Again, hard save before the final choice. From here, you can branch between the “managed survival” ending and the hard authoritarian lockdown ending, depending on whether you question the final directive or follow it blindly. These outcomes are mutually exclusive and cannot be unlocked in a truth-heavy run.
Run Three: Apathy and Collapse (Failure and Abandonment Endings)
The third run is the shortest and psychologically bleakest. Ignore faction quests, avoid evidence, and prioritize personal survival over intervention. Let timers expire, abandon key NPCs, and walk away from pivotal moments when the game clearly expects engagement.
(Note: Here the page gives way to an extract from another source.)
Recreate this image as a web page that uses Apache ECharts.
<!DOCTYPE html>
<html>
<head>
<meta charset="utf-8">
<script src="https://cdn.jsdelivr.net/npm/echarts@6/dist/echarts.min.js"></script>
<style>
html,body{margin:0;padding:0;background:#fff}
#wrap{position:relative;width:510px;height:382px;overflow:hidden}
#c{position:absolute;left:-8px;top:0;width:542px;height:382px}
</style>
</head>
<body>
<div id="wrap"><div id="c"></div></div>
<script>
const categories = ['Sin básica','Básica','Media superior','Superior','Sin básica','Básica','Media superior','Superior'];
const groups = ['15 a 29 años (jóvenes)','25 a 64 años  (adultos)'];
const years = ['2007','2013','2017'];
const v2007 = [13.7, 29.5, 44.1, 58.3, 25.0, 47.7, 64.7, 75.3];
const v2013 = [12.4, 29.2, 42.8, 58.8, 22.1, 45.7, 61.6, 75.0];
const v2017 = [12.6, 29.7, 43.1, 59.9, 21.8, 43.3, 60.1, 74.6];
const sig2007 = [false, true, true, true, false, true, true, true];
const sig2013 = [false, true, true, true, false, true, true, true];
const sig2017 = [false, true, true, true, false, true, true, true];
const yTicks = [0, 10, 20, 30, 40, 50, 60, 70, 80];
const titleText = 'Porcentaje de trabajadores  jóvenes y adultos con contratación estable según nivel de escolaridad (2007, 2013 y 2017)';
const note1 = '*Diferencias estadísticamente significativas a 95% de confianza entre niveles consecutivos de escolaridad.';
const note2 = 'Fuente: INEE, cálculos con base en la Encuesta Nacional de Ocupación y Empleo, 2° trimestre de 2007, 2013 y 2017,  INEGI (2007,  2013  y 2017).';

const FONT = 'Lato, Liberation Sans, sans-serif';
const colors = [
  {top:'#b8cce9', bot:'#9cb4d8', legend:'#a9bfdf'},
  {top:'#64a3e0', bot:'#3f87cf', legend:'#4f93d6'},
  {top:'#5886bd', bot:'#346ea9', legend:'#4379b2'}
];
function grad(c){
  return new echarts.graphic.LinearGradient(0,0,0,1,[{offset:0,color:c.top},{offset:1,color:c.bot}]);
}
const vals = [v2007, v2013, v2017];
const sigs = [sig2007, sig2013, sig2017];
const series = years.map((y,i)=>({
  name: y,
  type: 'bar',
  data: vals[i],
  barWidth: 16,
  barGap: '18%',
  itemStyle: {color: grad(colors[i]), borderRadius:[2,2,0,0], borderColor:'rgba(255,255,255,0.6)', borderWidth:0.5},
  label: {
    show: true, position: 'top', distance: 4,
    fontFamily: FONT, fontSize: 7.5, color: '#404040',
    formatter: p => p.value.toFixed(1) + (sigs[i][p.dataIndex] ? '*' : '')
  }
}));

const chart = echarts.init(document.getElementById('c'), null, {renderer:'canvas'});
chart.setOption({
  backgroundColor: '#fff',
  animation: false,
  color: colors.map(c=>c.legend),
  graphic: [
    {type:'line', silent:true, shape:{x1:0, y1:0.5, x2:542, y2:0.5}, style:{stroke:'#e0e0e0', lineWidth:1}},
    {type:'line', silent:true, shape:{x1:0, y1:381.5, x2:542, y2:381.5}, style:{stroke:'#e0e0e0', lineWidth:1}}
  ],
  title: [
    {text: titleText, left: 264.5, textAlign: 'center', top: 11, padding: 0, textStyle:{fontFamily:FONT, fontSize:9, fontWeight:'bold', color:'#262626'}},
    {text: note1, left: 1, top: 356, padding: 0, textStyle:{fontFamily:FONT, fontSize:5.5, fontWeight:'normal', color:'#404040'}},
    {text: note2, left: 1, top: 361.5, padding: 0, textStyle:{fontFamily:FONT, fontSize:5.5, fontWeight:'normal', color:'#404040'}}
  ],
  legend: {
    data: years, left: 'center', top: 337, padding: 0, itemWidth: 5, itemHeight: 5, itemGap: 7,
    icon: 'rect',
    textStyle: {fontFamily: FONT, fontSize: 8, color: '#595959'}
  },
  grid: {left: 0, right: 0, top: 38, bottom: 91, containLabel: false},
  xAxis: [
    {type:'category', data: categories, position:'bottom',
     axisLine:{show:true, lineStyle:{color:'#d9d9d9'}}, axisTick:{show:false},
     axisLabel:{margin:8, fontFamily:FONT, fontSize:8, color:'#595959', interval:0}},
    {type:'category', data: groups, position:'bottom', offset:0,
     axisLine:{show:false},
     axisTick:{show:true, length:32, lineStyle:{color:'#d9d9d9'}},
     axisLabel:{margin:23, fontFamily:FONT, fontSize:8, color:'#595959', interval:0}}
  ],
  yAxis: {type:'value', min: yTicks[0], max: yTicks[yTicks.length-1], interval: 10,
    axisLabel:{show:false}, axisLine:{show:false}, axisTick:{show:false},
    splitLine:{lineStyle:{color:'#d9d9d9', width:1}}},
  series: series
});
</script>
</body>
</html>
This run teaches you how much Atomfall tracks absence. By not acting, you trigger endings where systems fail, communities fracture, or the protagonist simply leaves the fallout behind. These endings cannot be accessed if you are even moderately helpful or curious.
You do not need a deep endgame save here. Most collapse endings trigger automatically once certain thresholds are missed, making this run faster and less mechanically demanding.
Critical Save Scumming Points You Must Not Miss
There are three universal save points every completionist should abuse. The first is before committing to a faction after their second major quest. The second is before decrypting the final classified archive, which permanently alters available dialogue. The third is immediately before the endgame containment decision.
Missing any of these means replaying hours of content. Atomfall is generous with manual saves, and the systems clearly expect players to experiment. Use that freedom.
Final Tip for 100 Percent Completion
Track your evidence count and faction alignment manually, not just through the UI. The game hides several ending flags behind invisible thresholds that only become obvious in hindsight. If a dialogue option feels unusually aggressive or final, stop and save.
Atomfall isn’t just about what you choose, but when and why you choose it. Treat each run like a controlled experiment, and the game rewards you with one of the most satisfying, mechanically honest ending structures in modern RPGs.